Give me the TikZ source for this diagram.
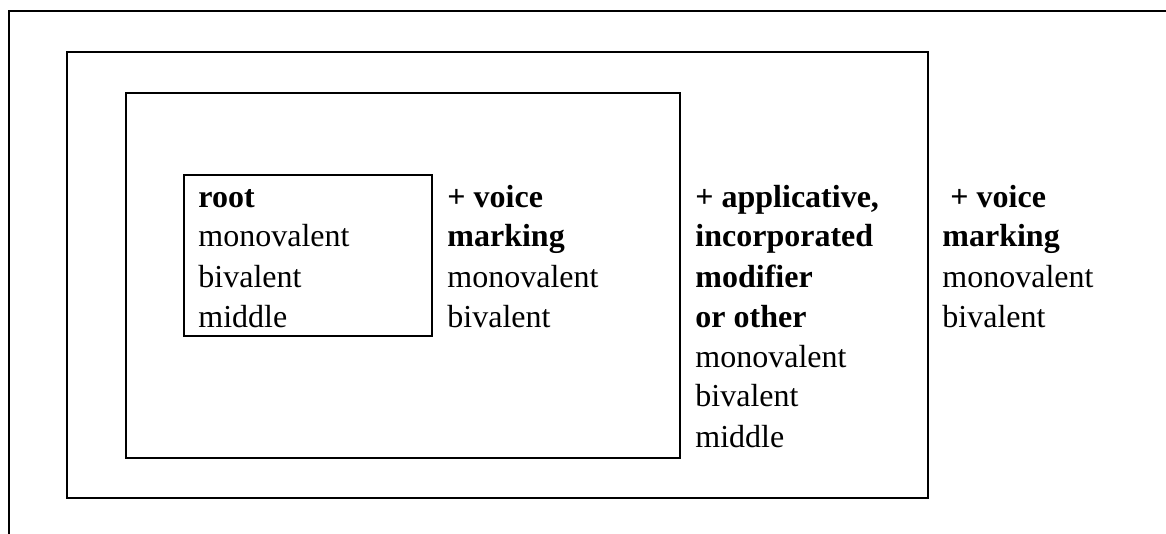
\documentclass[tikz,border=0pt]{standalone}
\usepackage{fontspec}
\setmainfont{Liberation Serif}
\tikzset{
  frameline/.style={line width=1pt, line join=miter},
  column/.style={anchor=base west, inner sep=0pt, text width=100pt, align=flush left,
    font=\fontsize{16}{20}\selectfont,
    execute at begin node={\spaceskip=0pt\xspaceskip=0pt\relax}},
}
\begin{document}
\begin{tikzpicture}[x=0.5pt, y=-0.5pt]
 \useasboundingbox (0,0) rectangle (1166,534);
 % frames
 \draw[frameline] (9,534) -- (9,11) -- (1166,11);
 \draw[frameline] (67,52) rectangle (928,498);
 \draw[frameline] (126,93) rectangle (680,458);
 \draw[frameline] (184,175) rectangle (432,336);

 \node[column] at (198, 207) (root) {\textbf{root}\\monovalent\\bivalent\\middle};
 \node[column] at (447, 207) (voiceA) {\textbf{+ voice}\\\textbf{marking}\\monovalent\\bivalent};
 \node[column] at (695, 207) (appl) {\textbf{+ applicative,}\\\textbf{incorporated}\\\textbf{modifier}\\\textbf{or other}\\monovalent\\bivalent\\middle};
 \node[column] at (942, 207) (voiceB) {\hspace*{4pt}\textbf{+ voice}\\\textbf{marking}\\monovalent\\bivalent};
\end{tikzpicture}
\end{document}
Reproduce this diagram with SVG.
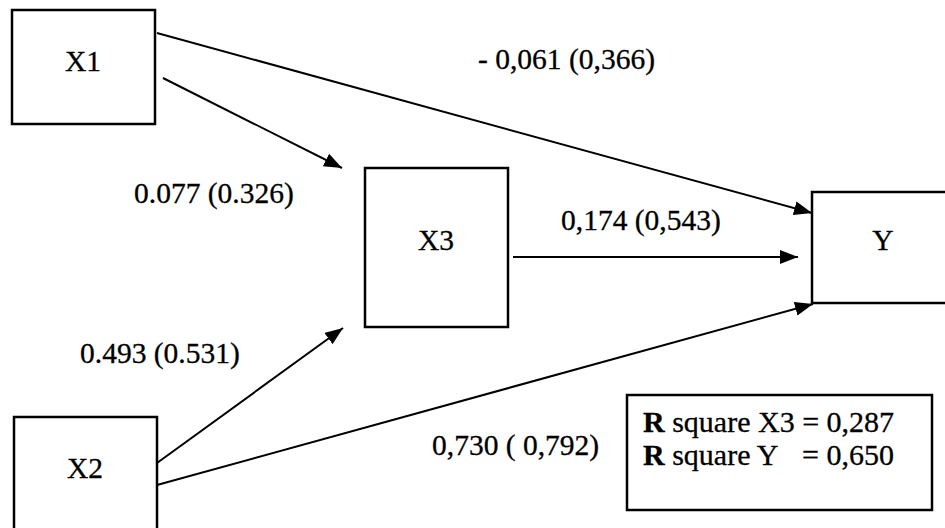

> Required work:
Set down every entry word for word, but omit the pictures.

> Result of this task:
Give me the TikZ source for this diagram.
\documentclass[tikz,border=0pt]{standalone}
\usepackage{fontspec}
\setmainfont{Liberation Serif}
\tikzset{
  frameline/.style={line width=1pt, line join=miter},
  column/.style={anchor=base west, inner sep=0pt, text width=100pt, align=flush left,
    font=\fontsize{16}{20}\selectfont,
    execute at begin node={\spaceskip=0pt\xspaceskip=0pt\relax}},
}
\begin{document}
\begin{tikzpicture}[x=0.5pt, y=-0.5pt]
 \useasboundingbox (0,0) rectangle (1166,534);
 % frames
 \draw[frameline] (9,534) -- (9,11) -- (1166,11);
 \draw[frameline] (67,52) rectangle (928,498);
 \draw[frameline] (126,93) rectangle (680,458);
 \draw[frameline] (184,175) rectangle (432,336);

 \node[column] at (198, 207) (root) {\textbf{root}\\monovalent\\bivalent\\middle};
 \node[column] at (447, 207) (voiceA) {\textbf{+ voice}\\\textbf{marking}\\monovalent\\bivalent};
 \node[column] at (695, 207) (appl) {\textbf{+ applicative,}\\\textbf{incorporated}\\\textbf{modifier}\\\textbf{or other}\\monovalent\\bivalent\\middle};
 \node[column] at (942, 207) (voiceB) {\hspace*{4pt}\textbf{+ voice}\\\textbf{marking}\\monovalent\\bivalent};
\end{tikzpicture}
\end{document}
Reproduce this diagram with SVG.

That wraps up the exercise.